Sometimes, however, product-led is best. M&S rediscovered its feet as an advertiser and its fortunes as a retailer when it decided to hero its food (reputation previously good, profile low), and its clothing (reputation previously damaged, profile arguably higher).
It's arguably the classic retail model rediscovered: Project "what's in the shops" as attractively as possible. The agency's contribution remains immense - framing the product, managing tonality, asserting discipline.
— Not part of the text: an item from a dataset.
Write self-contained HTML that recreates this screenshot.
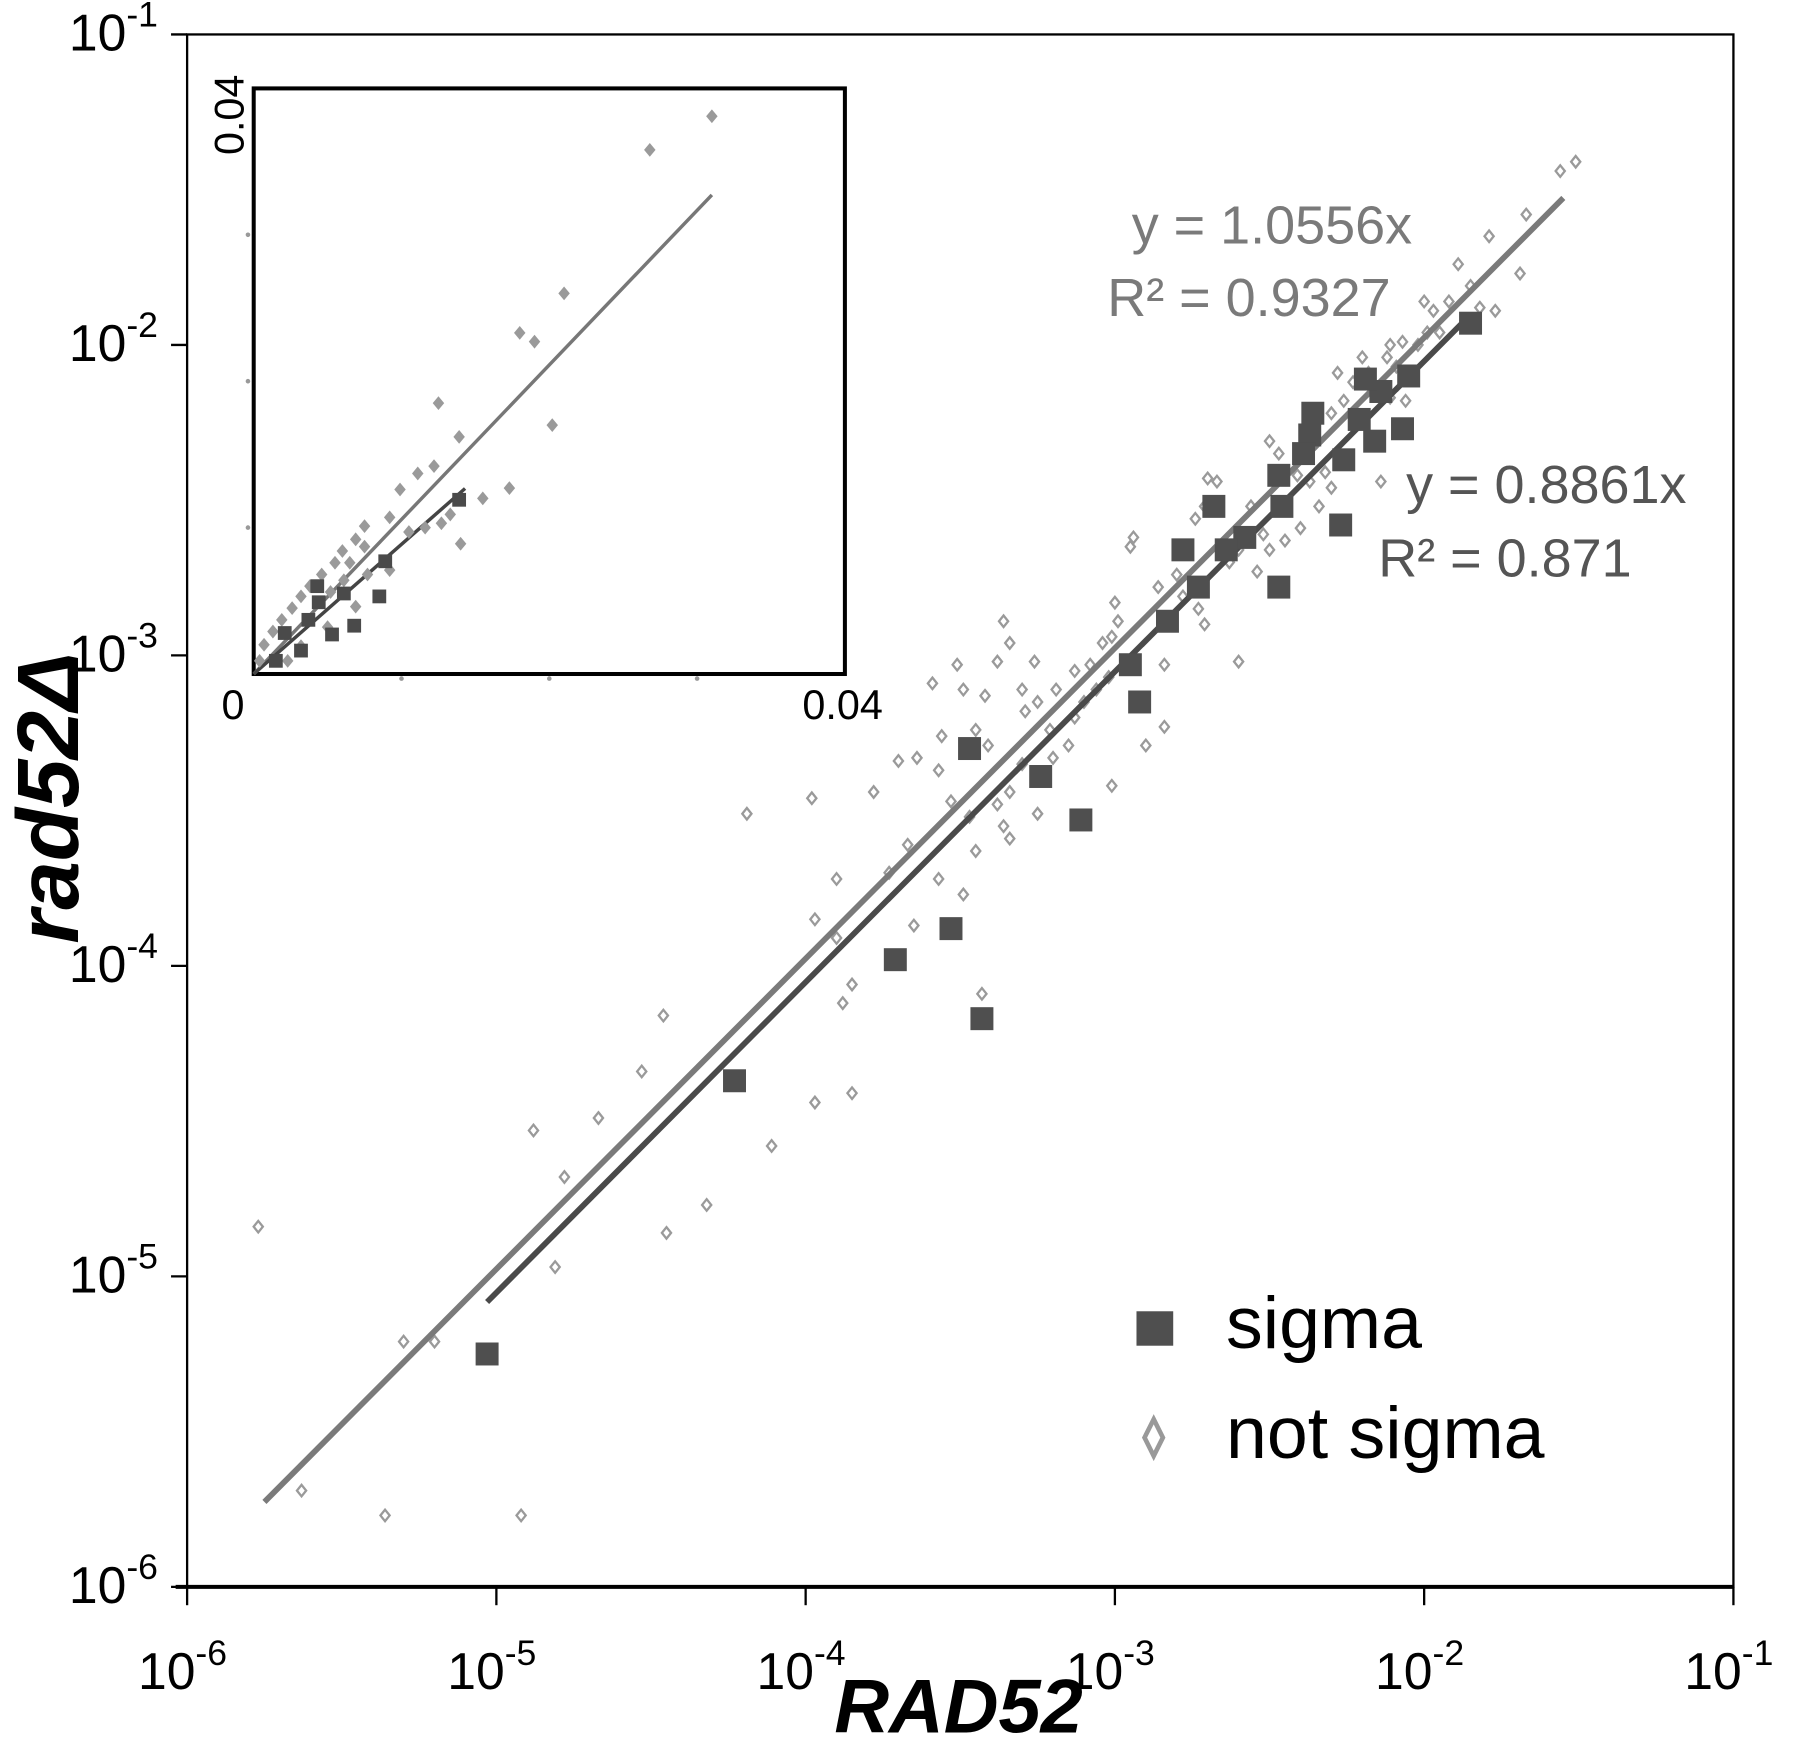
<!DOCTYPE html>
<html><head><meta charset="utf-8"><style>
html,body{margin:0;padding:0;background:#fff;}
svg{display:block;font-family:"Liberation Sans",Arial,sans-serif;}
</style></head><body>
<svg id="chart" width="1800" height="1743" viewBox="0 0 1568 1518" preserveAspectRatio="none" xmlns="http://www.w3.org/2000/svg">
<g id="axes"></g>
<g id="inset"></g>
<g id="marks"></g>
<g fill="#7a7a7a" font-size="47">
<text x="1108" y="212" text-anchor="middle">y = 1.0556x</text>
<text x="1088" y="275" text-anchor="middle">R² = 0.9327</text>
</g>
<g fill="#555" font-size="47">
<text x="1347" y="438" text-anchor="middle">y = 0.8861x</text>
<text x="1311" y="502" text-anchor="middle">R² = 0.871</text>
</g>
<g>
<rect x="990" y="1142" width="32" height="30" fill="#4f4f4f"/>
<text x="1068" y="1174" font-size="64" fill="#000">sigma</text>
<path d="M1005,1236 L1013,1252 L1005,1268 L997,1252 Z" fill="none" stroke="#999" stroke-width="4"/>
<text x="1068" y="1270" font-size="64" fill="#000">not sigma</text>
</g>
<text x="835" y="1509" text-anchor="middle" font-size="66" font-weight="bold" font-style="italic">RAD52</text>
<text transform="translate(68,695) rotate(-90)" text-anchor="middle" font-size="76" font-weight="bold" font-style="italic">rad52Δ</text>
</svg>
<script>
// main chart data (log10 values)
const xTickExps = [-6, -5, -4, -3, -2, -1];
const yTickExps = [-6, -5, -4, -3, -2, -1];
const sigmaLogX = [-1.85,-2.05,-2.07,-2.14,-2.16,-2.26,-2.21,-2.36,-2.37,-2.39,-2.27,-2.47,-2.46,-2.58,-2.64,-2.68,-2.78,-2.73,-2.47,-2.83,-2.95,-2.92,-3.47,-3.24,-3.11,-3.53,-3.71,-3.43,-4.23,-5.03,-2.19];
const sigmaLogY = [-1.93,-2.10,-2.27,-2.15,-2.31,-2.37,-2.24,-2.22,-2.29,-2.35,-2.58,-2.42,-2.52,-2.62,-2.66,-2.52,-2.66,-2.78,-2.78,-2.89,-3.03,-3.15,-3.30,-3.39,-3.53,-3.88,-3.98,-4.17,-4.37,-5.25,-2.11];
const notSigmaLogX = [-1.51,-1.56,-1.67,-1.69,-1.77,-1.79,-1.89,-1.85,-1.92,-1.97,-2.00,-1.82,-1.95,-1.99,-2.02,-2.07,-2.11,-2.12,-2.09,-2.18,-2.23,-2.28,-2.20,-2.26,-2.30,-2.11,-2.06,-2.14,-2.50,-2.47,-2.41,-2.37,-2.32,-2.30,-2.34,-2.40,-2.45,-2.52,-2.56,-2.67,-2.70,-2.71,-2.74,-2.63,-2.60,-2.54,-2.50,-2.60,-2.74,-2.73,-2.86,-2.80,-2.78,-2.71,-2.94,-2.95,-3.00,-2.99,-3.04,-3.01,-3.08,-3.02,-3.06,-3.10,-3.13,-3.13,-3.15,-3.20,-3.25,-3.29,-3.21,-2.90,-2.84,-2.84,-3.01,-3.36,-3.34,-3.38,-3.42,-3.45,-3.41,-3.30,-3.34,-3.38,-3.36,-3.34,-3.45,-3.25,-3.56,-3.59,-3.57,-3.70,-3.78,-3.73,-3.67,-3.53,-3.47,-3.49,-3.65,-3.57,-3.90,-3.98,-3.97,-4.19,-3.90,-3.85,-3.88,-3.43,-3.97,-3.85,-4.11,-4.46,-4.53,-4.67,-4.88,-4.78,-4.32,-4.45,-4.81,-5.20,-5.30,-5.77,-5.63,-5.36,-4.92,-3.64,-3.51,-3.49,-3.30,-3.26,-3.19];
const notSigmaLogY = [-1.41,-1.44,-1.58,-1.77,-1.89,-1.65,-1.74,-1.81,-1.86,-1.89,-1.86,-1.88,-1.96,-1.96,-2.00,-1.99,-2.00,-2.04,-2.07,-2.09,-2.12,-2.09,-2.04,-2.18,-2.22,-2.17,-2.18,-2.44,-2.31,-2.35,-2.42,-2.44,-2.41,-2.46,-2.52,-2.59,-2.63,-2.61,-2.52,-2.44,-2.43,-2.52,-2.56,-2.70,-2.66,-2.73,-2.66,-3.02,-2.78,-2.85,-2.78,-2.74,-2.81,-2.90,-2.62,-2.65,-2.83,-2.89,-2.96,-2.94,-3.03,-3.07,-3.11,-3.15,-3.05,-3.20,-3.29,-3.33,-3.15,-3.18,-3.24,-3.29,-3.23,-3.03,-3.42,-2.89,-2.96,-3.02,-3.13,-3.24,-3.29,-3.35,-3.44,-3.48,-3.55,-3.59,-3.63,-3.51,-3.26,-3.09,-3.37,-3.34,-3.44,-3.70,-3.61,-3.47,-3.52,-3.77,-3.87,-3.72,-3.72,-3.46,-3.85,-3.51,-3.91,-4.06,-4.12,-4.09,-4.44,-4.41,-4.58,-4.16,-4.34,-4.49,-4.53,-4.68,-4.77,-4.86,-4.97,-5.21,-5.21,-4.84,-5.69,-5.77,-5.77,-3.33,-3.03,-3.11,-3.11,-3.02,-3.11];
const grayFitSlope = 1.0556, grayFitRange = [-5.75, -1.55];
const darkFitSlope = 0.8861, darkFitRange = [-5.03, -1.87];
// inset data (linear)
const insetTicks = [0, 0.04];
const insetSigmaX = [0.0044,0.0043,0.0053,0.0032,0.0021,0.0068,0.0085,0.0139,0.0089,0.0061,0.0015,0.0037];
const insetSigmaY = [0.0049,0.0060,0.0027,0.0016,0.0028,0.0033,0.0053,0.0119,0.0077,0.0055,0.0009,0.0037];
const insetNotX = [0.0310,0.0268,0.0210,0.0180,0.0190,0.0202,0.0125,0.0173,0.0139,0.0122,0.0111,0.0099,0.0155,0.0140,0.0127,0.0133,0.0116,0.0105,0.0092,0.0075,0.0069,0.0060,0.0055,0.0046,0.0038,0.0032,0.0026,0.0019,0.0013,0.0007,0.0004,0.0023,0.0032,0.0077,0.0061,0.0052,0.0069,0.0085,0.0050,0.0075,0.0065,0.0092];
const insetNotY = [0.0381,0.0358,0.0260,0.0233,0.0227,0.0170,0.0185,0.0127,0.0162,0.0142,0.0137,0.0126,0.0120,0.0089,0.0103,0.0109,0.0100,0.0097,0.0107,0.0101,0.0092,0.0084,0.0076,0.0068,0.0060,0.0053,0.0045,0.0037,0.0029,0.0020,0.0009,0.0009,0.0019,0.0068,0.0064,0.0056,0.0046,0.0053,0.0032,0.0087,0.0076,0.0071];

const NS = 'http://www.w3.org/2000/svg';
const X0 = 163, X1 = 1510, Y0 = 1382, Y1 = 30;
function xs(e){ return X0 + (e - (-6)) / 5 * (X1 - X0); }
function ys(e){ return Y0 - (e - (-6)) / 5 * (Y0 - Y1); }
const IX0 = 221, IX1 = 736, IY0 = 587, IY1 = 77;
function ixs(v){ return IX0 + v / 0.04 * (IX1 - IX0); }
function iys(v){ return IY0 - v / 0.04 * (IY0 - IY1); }
function mk(tag, attrs, parent){ const e = document.createElementNS(NS, tag); for (const k in attrs) e.setAttribute(k, attrs[k]); parent.appendChild(e); return e; }

const axes = document.getElementById('axes');
let a = mk('rect', {x:X0, y:Y1, width:X1-X0, height:Y0-Y1, fill:'none', stroke:'#000', 'stroke-width':2}, axes);


let xa = mk('line', {x1:X0-10, x2:X1, y1:Y0, y2:Y0, stroke:'#000', 'stroke-width':3.5}, axes);


xTickExps.forEach(e => {
  const x = xs(e);
  const t = mk('line', {x1:x, x2:x, y1:Y0, y2:Y0+16, stroke:'#000', 'stroke-width':2}, axes);
  
  
  const l = mk('text', {x:x-4, y:1471, 'text-anchor':'middle', 'font-size':45}, axes);
  
  
  l.innerHTML = '10<tspan dy="-21" font-size="31">' + e + '</tspan>';
});
yTickExps.forEach(e => {
  const y = ys(e);
  const t = mk('line', {x1:X0-14, x2:X0, y1:y, y2:y, stroke:'#000', 'stroke-width':2}, axes);
  
  
  const l = mk('text', {x:60, y:y+14, 'font-size':45}, axes);
  
  
  l.innerHTML = '10<tspan dy="-21" font-size="31">' + e + '</tspan>';
});

// inset
const inset = document.getElementById('inset');
let b = mk('rect', {x:IX0, y:IY1, width:IX1-IX0, height:IY0-IY1, fill:'none', stroke:'#000', 'stroke-width':3.5}, inset);


[0.01,0.02,0.03].forEach(v => {
  const d1 = mk('circle', {cx:216, cy:iys(v), r:2, fill:'#999'}, inset);
  
  
  const d2 = mk('circle', {cx:ixs(v), cy:591, r:2, fill:'#999'}, inset);
  
  
});
let t0 = mk('text', {x:203, y:626, 'text-anchor':'middle', 'font-size':36}, inset);


t0.textContent = insetTicks[0];
let t1 = mk('text', {x:734, y:626, 'text-anchor':'middle', 'font-size':36}, inset);


t1.textContent = insetTicks[1];
let t2 = mk('text', {transform:'translate(212,100) rotate(-90)', 'text-anchor':'middle', 'font-size':36}, inset);


t2.textContent = insetTicks[1];
let il1 = mk('line', {x1:ixs(0), y1:iys(0), x2:ixs(0.031), y2:iys(0.031*grayFitSlope), stroke:'#777', 'stroke-width':3}, inset);


let il2 = mk('line', {x1:ixs(0), y1:iys(0), x2:ixs(0.0143), y2:iys(0.0143*darkFitSlope), stroke:'#444', 'stroke-width':3}, inset);


insetNotX.forEach((v,i) => {
  const x = ixs(v), y = iys(insetNotY[i]);
  const p = mk('path', {d:`M${x},${y-6} L${x+5},${y} L${x},${y+6} L${x-5},${y} Z`, fill:'#9a9a9a'}, inset);
  
  
});
insetSigmaX.forEach((v,i) => {
  const x = ixs(v), y = iys(insetSigmaY[i]);
  const p = mk('rect', {x:x-6, y:y-6, width:12, height:12, fill:'#4a4a4a'}, inset);
  
  
});

// main marks
const marks = document.getElementById('marks');
notSigmaLogX.forEach((v,i) => {
  const x = xs(v), y = ys(notSigmaLogY[i]);
  const p = mk('path', {d:`M${x},${y-5} L${x+4},${y} L${x},${y+5} L${x-4},${y} Z`, fill:'none', stroke:'#9a9a9a', 'stroke-width':2}, marks);
  
  
});
const lg = Math.log10(grayFitSlope), ld = Math.log10(darkFitSlope);
let gl = mk('line', {x1:xs(grayFitRange[0]), y1:ys(grayFitRange[0]+lg), x2:xs(grayFitRange[1]), y2:ys(grayFitRange[1]+lg), stroke:'#7a7a7a', 'stroke-width':5}, marks);


let dl = mk('line', {x1:xs(darkFitRange[0]), y1:ys(darkFitRange[0]+ld), x2:xs(darkFitRange[1]), y2:ys(darkFitRange[1]+ld), stroke:'#4a4a4a', 'stroke-width':5}, marks);


sigmaLogX.forEach((v,i) => {
  const x = xs(v), y = ys(sigmaLogY[i]);
  const p = mk('rect', {x:x-10, y:y-10, width:20, height:20, fill:'#4f4f4f'}, marks);
  
  
});
</script>
</body></html>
Beyond our Grand Prix winner, there is plenty of supporting evidence that when product is good, the primary duty is to shout this out. ING is direct about its generous interest rate. Branston about its better-tasting beans. The Jamie's School Dinners idea was not shrouded in layers of invention, nor were O2's tariffs and product initiatives. If your product or service is a powerful source of competitive advantage, don't go all "ad agency" about it.
6. BE CREATIVE IN THE ROUND
Please don't conclude that creativity no longer counts. Virgin Trains, Tropicana, Travelocity, VW Golf and Felix are brands transformed by comms because their strategies were transformed by brilliant creative ideas and executions.
Beyond these examples, a broader-based creativity lies beneath many other effectiveness success stories, examples where creativity in strategy and media have improved payback.
Sometimes, creative media is driving spirited execution, as with Virgin Trains and Vehicle Crime Prevention.
Elsewhere, the papers for Monopoly, Jamie's School Dinners and Sony Ericsson have ideas at their core which were either inspired or delivered beyond the creative department.
7. GET YOURSELF A SAINT (OR A SINNER): CELEBRITY STILL SELLS
Of course, St Jamie wasn't quite so holy pre-School Dinners, and ill-judged endorsement can be costly. But, again, the IPA Awards underscore the multiplier effect that celebrity endorsement can lend when, and if, you do get it right. Witness M&S and Alan Whicker-powered Travelocity in particular, while New York lends its celebrity to Tropicana.
If you can't get a saint, get a sinner. Channel 4 added notoriety to the More4 launch by presenting it as adult entertainment and studding its launch communication with US porn stars.
It ain't foolproof, but celebrity sells.
That's it. A partial telling of the IPA Awards' tea leaves. Reach your own conclusions, because the most enduring rule of marketing is perhaps this: to do something, even one thing, differently to your competitors.